[THE PROBLEM] From the listing below, restate word for word the lines from the line containing "Rebuild this chart" down through the line containing "XAxis, YAxis, ReferenceLine". Exclude pictures.

[GIVEN RECORDS]
- - - - - - -

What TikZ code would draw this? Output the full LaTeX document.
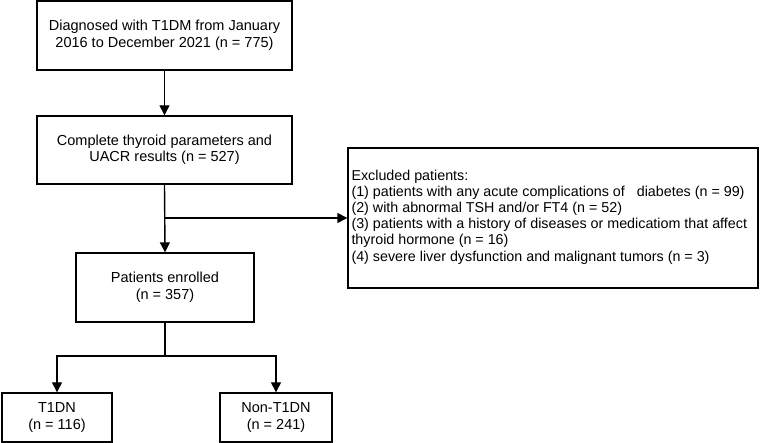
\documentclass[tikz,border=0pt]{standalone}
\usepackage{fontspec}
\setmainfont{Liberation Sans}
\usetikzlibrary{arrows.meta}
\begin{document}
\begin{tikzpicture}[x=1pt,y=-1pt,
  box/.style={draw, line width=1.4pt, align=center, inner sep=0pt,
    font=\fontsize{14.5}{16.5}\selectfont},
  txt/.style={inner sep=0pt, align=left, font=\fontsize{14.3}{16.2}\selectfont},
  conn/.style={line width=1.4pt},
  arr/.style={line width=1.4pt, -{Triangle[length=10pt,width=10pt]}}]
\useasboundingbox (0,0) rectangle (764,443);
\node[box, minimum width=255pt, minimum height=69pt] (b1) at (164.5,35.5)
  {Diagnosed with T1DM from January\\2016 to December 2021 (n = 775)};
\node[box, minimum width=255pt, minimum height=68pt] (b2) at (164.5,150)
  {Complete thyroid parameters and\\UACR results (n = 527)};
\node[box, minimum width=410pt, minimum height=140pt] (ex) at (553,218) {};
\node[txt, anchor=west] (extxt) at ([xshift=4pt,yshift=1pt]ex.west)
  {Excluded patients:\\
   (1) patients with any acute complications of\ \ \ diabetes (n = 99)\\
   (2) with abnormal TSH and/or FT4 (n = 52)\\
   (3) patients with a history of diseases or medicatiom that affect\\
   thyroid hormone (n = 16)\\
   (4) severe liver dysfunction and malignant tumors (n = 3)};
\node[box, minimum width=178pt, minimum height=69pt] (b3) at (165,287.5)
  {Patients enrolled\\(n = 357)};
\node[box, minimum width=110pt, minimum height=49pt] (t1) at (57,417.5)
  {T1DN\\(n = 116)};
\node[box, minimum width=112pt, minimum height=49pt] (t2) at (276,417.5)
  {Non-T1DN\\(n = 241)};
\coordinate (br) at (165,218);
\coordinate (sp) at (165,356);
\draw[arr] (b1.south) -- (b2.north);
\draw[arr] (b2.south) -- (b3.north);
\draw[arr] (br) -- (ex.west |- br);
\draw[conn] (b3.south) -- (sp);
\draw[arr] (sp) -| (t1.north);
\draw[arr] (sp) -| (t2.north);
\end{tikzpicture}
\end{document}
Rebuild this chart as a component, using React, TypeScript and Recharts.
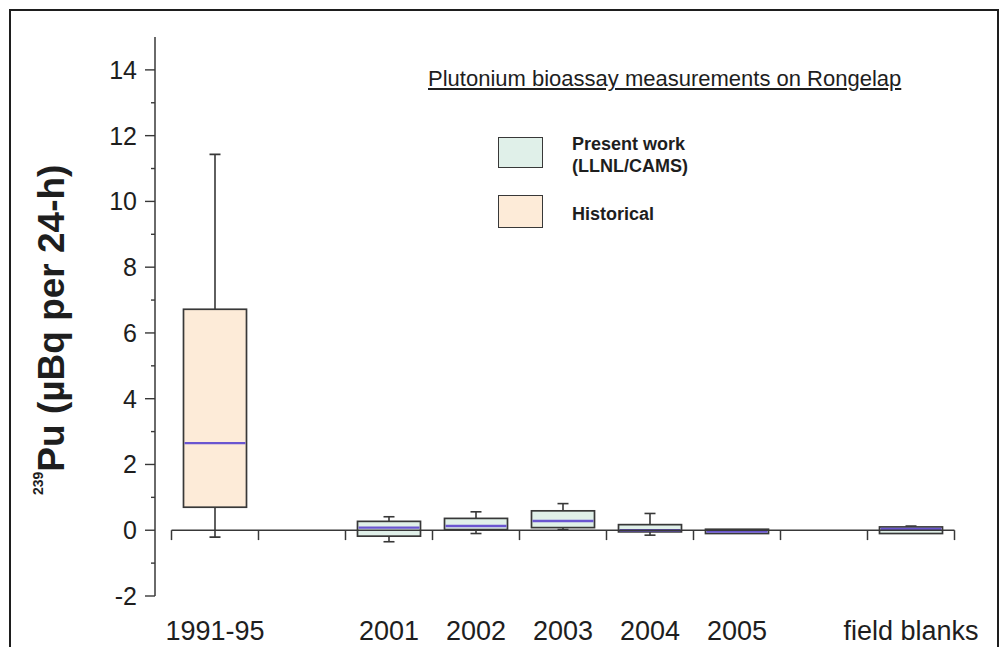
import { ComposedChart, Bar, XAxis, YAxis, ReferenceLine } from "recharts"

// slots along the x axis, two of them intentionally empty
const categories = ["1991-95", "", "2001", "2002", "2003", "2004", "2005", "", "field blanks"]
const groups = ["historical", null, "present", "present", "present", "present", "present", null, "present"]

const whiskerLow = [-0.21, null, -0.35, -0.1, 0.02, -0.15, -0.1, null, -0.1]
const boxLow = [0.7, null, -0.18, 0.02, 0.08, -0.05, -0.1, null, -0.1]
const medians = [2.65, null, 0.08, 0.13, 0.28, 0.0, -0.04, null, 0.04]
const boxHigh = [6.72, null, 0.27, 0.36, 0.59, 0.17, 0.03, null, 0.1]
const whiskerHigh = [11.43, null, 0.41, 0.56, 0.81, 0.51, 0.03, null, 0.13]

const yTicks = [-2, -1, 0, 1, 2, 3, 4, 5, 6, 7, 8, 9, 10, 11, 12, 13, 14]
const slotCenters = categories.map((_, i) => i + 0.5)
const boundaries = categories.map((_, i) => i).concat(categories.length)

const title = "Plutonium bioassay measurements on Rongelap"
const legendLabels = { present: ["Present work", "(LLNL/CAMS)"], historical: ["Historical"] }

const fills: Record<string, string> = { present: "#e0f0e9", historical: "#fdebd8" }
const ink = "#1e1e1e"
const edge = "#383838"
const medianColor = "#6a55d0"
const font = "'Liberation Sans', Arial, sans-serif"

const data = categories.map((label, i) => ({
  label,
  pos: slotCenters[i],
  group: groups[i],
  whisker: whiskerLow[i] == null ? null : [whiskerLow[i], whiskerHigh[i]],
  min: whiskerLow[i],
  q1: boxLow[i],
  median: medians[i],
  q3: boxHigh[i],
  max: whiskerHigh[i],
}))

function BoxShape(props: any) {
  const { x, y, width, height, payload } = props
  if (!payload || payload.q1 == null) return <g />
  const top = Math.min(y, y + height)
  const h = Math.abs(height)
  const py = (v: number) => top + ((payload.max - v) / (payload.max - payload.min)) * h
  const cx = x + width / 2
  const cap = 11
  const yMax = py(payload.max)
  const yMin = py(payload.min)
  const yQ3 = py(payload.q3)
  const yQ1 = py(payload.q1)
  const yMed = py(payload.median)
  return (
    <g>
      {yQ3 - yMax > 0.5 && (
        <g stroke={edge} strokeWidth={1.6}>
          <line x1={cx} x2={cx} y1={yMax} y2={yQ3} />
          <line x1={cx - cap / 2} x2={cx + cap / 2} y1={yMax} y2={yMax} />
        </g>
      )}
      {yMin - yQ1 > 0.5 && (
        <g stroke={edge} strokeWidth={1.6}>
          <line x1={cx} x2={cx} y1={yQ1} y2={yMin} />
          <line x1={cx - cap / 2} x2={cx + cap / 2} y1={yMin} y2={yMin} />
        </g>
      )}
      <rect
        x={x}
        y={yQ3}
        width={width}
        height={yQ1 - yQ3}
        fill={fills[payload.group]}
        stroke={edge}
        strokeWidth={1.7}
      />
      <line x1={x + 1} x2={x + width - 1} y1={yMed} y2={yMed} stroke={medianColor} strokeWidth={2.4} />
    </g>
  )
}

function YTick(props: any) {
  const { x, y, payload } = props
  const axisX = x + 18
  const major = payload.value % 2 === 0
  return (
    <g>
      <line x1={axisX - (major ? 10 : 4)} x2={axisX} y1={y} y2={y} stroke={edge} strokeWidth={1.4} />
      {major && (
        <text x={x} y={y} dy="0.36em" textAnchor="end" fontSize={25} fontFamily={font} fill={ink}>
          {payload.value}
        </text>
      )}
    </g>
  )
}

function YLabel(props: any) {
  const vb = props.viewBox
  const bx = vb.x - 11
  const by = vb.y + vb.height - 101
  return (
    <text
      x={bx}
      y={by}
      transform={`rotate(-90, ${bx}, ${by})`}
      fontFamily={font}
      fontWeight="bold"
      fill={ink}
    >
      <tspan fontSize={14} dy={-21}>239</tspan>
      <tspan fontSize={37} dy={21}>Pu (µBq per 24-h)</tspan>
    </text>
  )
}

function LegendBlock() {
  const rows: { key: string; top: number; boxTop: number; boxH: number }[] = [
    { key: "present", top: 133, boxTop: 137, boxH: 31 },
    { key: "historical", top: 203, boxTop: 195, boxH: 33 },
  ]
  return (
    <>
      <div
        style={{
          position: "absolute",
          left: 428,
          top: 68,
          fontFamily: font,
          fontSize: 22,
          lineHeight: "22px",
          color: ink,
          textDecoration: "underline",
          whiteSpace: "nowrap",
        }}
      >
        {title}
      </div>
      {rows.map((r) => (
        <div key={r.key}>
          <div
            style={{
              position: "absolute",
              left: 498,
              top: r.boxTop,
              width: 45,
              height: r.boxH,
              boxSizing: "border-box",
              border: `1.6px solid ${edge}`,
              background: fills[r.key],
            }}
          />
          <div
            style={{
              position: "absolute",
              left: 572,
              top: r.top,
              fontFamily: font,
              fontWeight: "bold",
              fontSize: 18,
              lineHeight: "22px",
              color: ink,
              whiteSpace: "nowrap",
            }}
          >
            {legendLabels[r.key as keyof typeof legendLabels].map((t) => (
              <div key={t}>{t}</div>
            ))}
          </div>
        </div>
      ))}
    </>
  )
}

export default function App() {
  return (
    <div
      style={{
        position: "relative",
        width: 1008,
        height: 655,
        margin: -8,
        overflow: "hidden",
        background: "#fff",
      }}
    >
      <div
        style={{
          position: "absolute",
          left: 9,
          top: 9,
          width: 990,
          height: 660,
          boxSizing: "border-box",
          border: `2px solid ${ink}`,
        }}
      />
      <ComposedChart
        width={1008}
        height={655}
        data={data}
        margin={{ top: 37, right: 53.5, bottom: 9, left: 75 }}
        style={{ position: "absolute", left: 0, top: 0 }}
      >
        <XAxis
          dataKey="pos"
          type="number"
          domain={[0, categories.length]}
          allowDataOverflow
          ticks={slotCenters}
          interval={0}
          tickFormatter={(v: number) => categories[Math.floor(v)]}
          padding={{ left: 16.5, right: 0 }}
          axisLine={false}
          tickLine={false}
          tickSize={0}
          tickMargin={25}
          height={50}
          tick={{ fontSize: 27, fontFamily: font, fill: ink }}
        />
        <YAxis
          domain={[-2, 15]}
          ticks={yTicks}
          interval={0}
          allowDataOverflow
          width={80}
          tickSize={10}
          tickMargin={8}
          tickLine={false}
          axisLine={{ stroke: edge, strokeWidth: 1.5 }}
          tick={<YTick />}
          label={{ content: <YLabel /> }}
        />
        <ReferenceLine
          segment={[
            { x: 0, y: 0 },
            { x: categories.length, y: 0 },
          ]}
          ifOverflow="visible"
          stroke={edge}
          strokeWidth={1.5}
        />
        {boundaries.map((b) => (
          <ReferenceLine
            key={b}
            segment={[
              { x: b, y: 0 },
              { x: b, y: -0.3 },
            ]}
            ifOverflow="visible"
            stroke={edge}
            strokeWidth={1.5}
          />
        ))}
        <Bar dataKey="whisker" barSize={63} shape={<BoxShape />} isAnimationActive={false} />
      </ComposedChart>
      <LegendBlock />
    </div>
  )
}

- - - - - - -

[ANSWER BELOW]
Rebuild this chart as a component, using React, TypeScript and Recharts.
import { ComposedChart, Bar, XAxis, YAxis, ReferenceLine } from "recharts"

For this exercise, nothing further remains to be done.